At about the same time I had opportunity to meet a very senior National Treasury official with whom I shared the industry commitment. He was curious about the cost, and he laughed when I told him the amount. “Do you think the South African government cannot find R60m for something that will unlock billions of rand in investment when billions are returned unspent to the Treasury each year?”

He was also puzzled that the department had never approached the Treasury to fund such a scheme, which it clearly would have been happy to. Since the system introduces transparency into the licensing regime, those with corrupt intentions do not want it. Any applicant can see which prospecting or mining rights are available, who holds them and when they expire.

I guess we should all celebrate that more than 12 years later the same government is still requesting proposals for such a system.

This is not the only case of long-delayed action to encourage investment in mining.

I can provide a long list of problems, including how South Africa missed out on the commodities boom of the mid-2000s because it introduced the Mineral and Petroleum Resources Development Act, which forced all licence holders to reapply.

It was at the Mining Indaba of 2012 that the then mineral resources (I cannot keep up with the changing monikers for the department), Susan Shabangu and her then director-general, Sandile Nogxina told local and international journalists that there would be a “one-stop shop” for mining licences. The “one-stop shop” was necessary because mining licences were issued by the department of mineral resources, while integrated water-use licences were issued by the department of water affairs and forestry (must be called something else now). Then there was the National Environmental Management Act (Nema), which was administered by a different department.

Years later, when I was editor of Business Day, mining writer Allan Seccombe inquired about this and drew a blank. It still does not exist. The outcome of this fragmentation is that each department works to its own timetable, and they are all extremely long. It would sometimes occur that an applicant secures a mining licence but not an integrated water-use licence, which means they cannot start mining anyway.

Only the politically connected could secure all licences within a reasonable time, which was about three years!

It gets worse. Once an applicant has obtained a licence and started mining, they better now try to amend that licence otherwise the wait could be longer. You see, sometimes mining operators encounter geological conditions that are different to what the survey indicated and which informed the mining plan. That plan cannot be changed without regulatory approval, which takes long.

In our regulatory system, the application, done with physical documents, is submitted by hand to a regional office. It can sit there for any amount of time, but once processed, it is physically sent to Pretoria for further processing. Once that is complete, the regional office will inform the applicant.

It is not unknown for applications, or parts thereof, to go missing, causing the entire process to begin from scratch. I can provide a long list of problems, including how South Africa missed out on the commodities boom of the mid-2000s because it introduced the Mineral and Petroleum Resources Development Act, which forced all licence holders to reapply.

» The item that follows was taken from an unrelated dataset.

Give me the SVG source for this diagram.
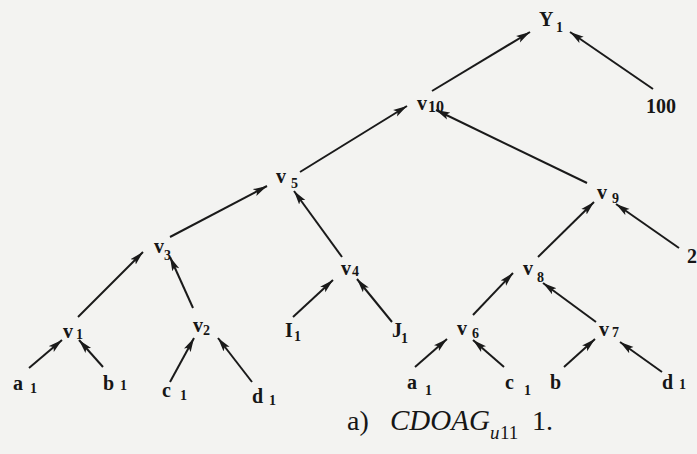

That ground new mining investment to an almost complete halt for the better part of a decade between 2002 and 2012. As it does now, South Africa only benefited from higher commodity prices but without the added advantage of extra volume. A private study commissioned by the then Chamber of Mines with a global consulting firm showed that the coal industry alone could have earned an additional $780m (R14bn) had investment in mining and infrastructure matched South Africa’s peers.

Add to these long-standing problems a collapsing national infrastructure, load-shedding, business hijacking, extortion, murder and the permanent problem of corruption, and you understand why very few want to bet on South Africa. This is why president Ramaphosa’s gloating about trillions in investment is so laughable.

South Africa has untold mineral riches, still. The only reason we are not able to benefit from them to the extent we should is that we cannot run our own country properly. We choose to be in denial and use terms like “private sector investment strike” to cover up the mess.

Global investment capital is highly mobile. It does not hang around and wait for countries that cannot manage their affairs out of some geopolitical sentiment. It goes where investments can be made quickly to begin yielding a return in a foreseeable period.

When capital is already within a country, companies simply pay it back to shareholders in the form of dividends or keep it in the bank while they wait for the politicians and administrators to sort themselves out. But I guess in a country so steeped in the theory of witchcraft and conspiracy theories, this is a “strike”.